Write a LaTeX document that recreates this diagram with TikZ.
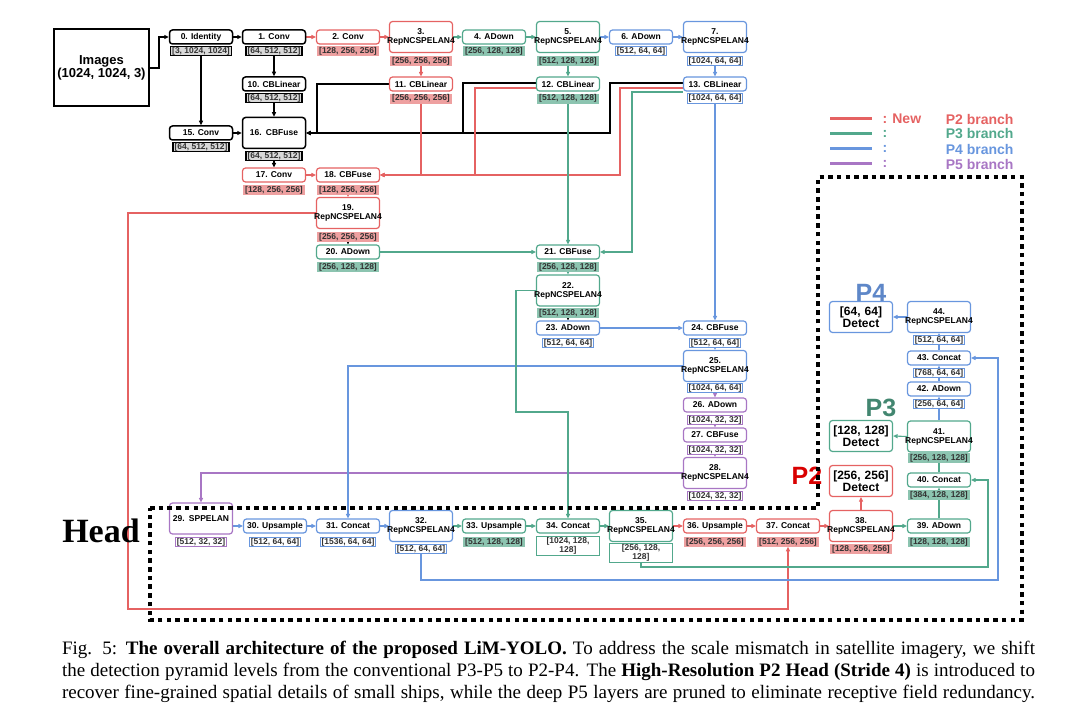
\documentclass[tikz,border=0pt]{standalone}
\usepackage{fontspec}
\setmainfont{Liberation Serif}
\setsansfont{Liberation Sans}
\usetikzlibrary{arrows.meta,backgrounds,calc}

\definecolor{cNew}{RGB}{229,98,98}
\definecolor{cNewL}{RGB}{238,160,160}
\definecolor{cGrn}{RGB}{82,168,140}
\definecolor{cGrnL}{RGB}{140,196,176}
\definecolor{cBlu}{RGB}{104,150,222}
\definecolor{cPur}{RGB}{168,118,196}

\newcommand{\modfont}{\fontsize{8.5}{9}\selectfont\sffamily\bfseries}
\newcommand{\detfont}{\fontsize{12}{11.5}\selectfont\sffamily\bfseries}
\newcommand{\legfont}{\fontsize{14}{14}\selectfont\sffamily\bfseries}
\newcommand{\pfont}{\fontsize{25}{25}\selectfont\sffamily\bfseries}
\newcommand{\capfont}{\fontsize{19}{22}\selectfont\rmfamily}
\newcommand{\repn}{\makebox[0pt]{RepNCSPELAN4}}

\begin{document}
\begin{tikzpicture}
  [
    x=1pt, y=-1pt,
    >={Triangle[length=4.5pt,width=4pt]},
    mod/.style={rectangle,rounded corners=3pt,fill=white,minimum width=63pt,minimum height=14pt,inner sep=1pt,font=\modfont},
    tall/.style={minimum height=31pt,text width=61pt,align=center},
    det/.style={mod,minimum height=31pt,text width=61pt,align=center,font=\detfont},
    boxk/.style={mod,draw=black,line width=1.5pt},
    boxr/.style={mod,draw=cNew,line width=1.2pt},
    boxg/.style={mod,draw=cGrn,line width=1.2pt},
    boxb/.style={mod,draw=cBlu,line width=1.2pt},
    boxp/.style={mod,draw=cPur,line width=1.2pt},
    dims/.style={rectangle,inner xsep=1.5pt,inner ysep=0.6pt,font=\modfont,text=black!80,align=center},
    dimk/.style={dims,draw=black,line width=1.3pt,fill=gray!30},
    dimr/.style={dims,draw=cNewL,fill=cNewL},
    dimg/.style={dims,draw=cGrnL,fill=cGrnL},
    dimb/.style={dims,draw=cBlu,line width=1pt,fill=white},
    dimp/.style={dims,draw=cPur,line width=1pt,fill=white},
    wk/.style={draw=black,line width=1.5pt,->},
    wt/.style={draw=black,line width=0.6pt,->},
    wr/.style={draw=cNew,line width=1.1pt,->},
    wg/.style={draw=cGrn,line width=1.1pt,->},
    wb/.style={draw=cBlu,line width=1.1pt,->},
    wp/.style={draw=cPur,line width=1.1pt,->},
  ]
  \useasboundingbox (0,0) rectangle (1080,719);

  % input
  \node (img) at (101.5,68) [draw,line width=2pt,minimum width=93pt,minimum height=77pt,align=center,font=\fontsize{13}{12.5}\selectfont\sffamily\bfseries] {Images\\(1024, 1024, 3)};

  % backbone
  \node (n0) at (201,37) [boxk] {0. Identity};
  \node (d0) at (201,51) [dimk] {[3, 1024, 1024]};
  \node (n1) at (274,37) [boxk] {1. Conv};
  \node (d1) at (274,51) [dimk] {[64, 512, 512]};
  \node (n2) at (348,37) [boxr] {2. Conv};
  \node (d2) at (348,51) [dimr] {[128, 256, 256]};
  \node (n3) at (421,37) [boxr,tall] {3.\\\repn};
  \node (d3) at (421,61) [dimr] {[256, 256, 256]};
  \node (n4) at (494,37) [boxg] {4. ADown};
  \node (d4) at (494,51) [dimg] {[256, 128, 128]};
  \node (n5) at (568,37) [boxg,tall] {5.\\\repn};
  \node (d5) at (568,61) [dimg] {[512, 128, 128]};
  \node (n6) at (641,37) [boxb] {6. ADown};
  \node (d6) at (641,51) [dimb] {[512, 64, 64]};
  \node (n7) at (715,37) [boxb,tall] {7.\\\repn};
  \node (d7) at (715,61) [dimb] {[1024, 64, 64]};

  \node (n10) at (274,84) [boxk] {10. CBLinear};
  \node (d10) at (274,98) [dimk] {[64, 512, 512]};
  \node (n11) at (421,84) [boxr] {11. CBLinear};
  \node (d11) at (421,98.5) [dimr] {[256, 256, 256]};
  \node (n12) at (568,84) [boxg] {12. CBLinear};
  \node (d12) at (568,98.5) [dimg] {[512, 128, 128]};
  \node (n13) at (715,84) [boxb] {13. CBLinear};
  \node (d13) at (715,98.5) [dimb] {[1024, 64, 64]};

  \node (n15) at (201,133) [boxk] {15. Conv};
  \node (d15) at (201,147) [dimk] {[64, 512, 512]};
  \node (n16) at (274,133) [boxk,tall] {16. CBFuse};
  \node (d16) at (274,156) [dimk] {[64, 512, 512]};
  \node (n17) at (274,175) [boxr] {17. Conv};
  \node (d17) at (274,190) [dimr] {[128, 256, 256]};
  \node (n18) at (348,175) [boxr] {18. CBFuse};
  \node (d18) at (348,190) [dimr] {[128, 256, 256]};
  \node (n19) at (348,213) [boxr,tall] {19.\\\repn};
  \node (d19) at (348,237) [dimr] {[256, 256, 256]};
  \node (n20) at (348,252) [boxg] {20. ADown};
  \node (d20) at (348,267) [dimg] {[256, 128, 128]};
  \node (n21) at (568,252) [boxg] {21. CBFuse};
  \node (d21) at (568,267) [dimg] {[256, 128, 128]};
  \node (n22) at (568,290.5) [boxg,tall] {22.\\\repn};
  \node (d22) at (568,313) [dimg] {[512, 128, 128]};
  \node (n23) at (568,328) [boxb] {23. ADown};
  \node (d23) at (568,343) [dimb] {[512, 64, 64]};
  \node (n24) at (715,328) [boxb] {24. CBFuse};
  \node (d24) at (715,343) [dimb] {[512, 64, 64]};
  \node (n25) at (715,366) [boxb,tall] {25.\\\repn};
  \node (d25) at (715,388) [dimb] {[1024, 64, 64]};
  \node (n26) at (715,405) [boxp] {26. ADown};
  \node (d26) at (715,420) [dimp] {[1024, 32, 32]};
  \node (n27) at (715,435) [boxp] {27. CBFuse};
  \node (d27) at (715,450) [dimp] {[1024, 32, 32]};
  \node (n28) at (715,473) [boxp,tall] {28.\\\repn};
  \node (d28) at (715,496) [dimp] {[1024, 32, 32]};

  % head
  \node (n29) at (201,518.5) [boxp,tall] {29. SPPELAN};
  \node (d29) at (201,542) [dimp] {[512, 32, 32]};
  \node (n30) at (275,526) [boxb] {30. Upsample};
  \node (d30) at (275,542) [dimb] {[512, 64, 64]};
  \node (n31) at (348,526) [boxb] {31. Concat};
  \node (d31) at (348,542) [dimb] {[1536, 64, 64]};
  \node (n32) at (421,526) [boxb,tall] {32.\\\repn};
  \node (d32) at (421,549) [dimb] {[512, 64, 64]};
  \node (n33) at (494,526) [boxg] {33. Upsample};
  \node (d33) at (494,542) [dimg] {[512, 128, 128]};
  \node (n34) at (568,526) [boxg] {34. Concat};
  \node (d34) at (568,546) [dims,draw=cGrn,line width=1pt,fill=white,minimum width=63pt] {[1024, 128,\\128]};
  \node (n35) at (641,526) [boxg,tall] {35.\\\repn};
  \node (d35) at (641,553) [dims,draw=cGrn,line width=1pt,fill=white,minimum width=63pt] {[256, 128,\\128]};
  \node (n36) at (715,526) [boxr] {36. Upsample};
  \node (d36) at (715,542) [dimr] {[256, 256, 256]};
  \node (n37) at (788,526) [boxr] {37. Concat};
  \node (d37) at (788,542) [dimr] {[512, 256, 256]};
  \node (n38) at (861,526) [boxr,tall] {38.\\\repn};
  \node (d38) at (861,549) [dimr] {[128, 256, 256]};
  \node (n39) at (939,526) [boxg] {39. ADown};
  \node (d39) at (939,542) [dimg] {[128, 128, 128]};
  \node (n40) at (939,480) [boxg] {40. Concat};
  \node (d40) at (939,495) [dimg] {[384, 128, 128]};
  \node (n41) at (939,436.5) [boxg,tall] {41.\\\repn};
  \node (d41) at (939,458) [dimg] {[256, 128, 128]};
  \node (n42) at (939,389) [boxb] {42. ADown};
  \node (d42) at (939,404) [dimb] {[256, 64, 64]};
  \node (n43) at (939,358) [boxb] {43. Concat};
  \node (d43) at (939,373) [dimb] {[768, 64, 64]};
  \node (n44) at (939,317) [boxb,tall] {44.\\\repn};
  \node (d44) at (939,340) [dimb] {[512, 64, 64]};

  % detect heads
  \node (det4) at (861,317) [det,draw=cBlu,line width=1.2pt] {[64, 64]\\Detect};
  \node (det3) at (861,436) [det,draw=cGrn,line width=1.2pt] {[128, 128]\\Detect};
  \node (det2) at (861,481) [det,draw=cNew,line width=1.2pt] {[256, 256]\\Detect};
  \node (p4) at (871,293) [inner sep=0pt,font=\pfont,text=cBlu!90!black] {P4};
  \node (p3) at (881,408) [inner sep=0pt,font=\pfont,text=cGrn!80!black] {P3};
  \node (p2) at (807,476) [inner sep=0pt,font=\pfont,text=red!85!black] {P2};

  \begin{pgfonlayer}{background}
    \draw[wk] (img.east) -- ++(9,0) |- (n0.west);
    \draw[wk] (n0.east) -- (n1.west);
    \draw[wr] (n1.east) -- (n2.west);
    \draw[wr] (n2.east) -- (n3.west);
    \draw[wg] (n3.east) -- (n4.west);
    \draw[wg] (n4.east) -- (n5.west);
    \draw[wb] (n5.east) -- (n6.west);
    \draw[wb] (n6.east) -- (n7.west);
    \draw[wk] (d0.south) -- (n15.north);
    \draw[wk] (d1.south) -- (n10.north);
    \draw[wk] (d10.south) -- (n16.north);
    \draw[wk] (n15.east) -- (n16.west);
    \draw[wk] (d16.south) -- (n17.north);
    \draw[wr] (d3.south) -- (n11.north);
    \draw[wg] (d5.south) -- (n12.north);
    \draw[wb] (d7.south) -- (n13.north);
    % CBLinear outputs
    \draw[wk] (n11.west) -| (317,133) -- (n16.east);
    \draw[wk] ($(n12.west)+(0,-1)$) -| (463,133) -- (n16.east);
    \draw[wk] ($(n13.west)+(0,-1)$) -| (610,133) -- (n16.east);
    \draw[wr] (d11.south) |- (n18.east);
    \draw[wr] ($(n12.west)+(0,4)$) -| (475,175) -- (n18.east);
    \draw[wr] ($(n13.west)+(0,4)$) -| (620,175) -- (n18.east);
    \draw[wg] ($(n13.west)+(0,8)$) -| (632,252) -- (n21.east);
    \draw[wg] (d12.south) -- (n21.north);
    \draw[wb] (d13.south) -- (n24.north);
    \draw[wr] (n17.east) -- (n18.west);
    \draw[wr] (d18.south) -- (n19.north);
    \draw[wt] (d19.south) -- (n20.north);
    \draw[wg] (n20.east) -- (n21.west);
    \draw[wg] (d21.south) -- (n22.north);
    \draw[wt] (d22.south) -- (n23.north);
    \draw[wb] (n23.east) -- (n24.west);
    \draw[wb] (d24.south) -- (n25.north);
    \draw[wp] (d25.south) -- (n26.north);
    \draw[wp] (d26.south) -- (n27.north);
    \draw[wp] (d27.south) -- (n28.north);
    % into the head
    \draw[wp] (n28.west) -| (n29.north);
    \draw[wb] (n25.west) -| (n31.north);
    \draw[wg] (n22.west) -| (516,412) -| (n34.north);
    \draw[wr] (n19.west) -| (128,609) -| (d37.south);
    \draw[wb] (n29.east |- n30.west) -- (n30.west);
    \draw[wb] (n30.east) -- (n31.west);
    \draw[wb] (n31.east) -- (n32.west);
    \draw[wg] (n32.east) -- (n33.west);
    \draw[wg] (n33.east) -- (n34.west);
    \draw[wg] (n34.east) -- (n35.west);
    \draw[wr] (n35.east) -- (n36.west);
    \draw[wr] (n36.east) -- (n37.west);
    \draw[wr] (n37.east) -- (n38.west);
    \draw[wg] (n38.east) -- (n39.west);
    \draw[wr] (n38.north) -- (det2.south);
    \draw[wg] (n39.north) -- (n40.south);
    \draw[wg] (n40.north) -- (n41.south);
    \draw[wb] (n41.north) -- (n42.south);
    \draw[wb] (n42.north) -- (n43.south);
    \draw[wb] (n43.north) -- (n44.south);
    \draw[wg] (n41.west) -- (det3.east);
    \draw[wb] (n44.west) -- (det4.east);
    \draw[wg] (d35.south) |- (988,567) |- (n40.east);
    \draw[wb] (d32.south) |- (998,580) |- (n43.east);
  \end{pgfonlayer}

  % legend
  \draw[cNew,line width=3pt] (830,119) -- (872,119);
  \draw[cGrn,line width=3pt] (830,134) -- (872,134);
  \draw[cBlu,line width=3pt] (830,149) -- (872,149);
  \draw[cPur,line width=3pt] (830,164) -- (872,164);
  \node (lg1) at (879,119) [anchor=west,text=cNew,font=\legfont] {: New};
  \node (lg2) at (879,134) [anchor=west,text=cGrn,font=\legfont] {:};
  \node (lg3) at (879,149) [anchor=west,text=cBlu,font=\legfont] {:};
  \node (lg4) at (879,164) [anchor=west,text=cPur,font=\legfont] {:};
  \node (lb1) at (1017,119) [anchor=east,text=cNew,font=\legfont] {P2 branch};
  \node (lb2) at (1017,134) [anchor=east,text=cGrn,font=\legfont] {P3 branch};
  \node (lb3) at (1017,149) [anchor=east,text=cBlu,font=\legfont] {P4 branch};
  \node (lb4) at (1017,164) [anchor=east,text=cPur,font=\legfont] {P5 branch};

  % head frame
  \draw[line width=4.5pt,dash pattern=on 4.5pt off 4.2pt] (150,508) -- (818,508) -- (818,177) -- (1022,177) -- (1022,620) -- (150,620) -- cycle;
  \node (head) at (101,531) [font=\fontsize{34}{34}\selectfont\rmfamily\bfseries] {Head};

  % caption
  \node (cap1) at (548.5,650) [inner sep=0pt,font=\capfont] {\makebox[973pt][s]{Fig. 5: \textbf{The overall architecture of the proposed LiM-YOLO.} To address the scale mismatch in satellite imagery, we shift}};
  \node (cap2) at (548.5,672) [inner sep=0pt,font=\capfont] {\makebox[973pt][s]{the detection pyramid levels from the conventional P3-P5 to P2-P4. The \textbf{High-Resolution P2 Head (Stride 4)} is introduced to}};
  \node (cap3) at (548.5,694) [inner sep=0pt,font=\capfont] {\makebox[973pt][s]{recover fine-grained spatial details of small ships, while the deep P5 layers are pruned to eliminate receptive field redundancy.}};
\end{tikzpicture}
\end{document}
--
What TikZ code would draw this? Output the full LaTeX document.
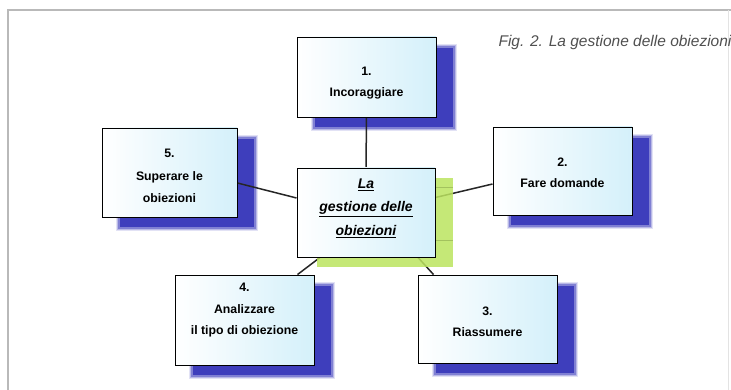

- Goal
In the entries above, identify every line with the word "LaTeX". Copy those lines.

- Task result
Write a LaTeX document that recreates this diagram with TikZ.
What TikZ code would draw this? Output the full LaTeX document.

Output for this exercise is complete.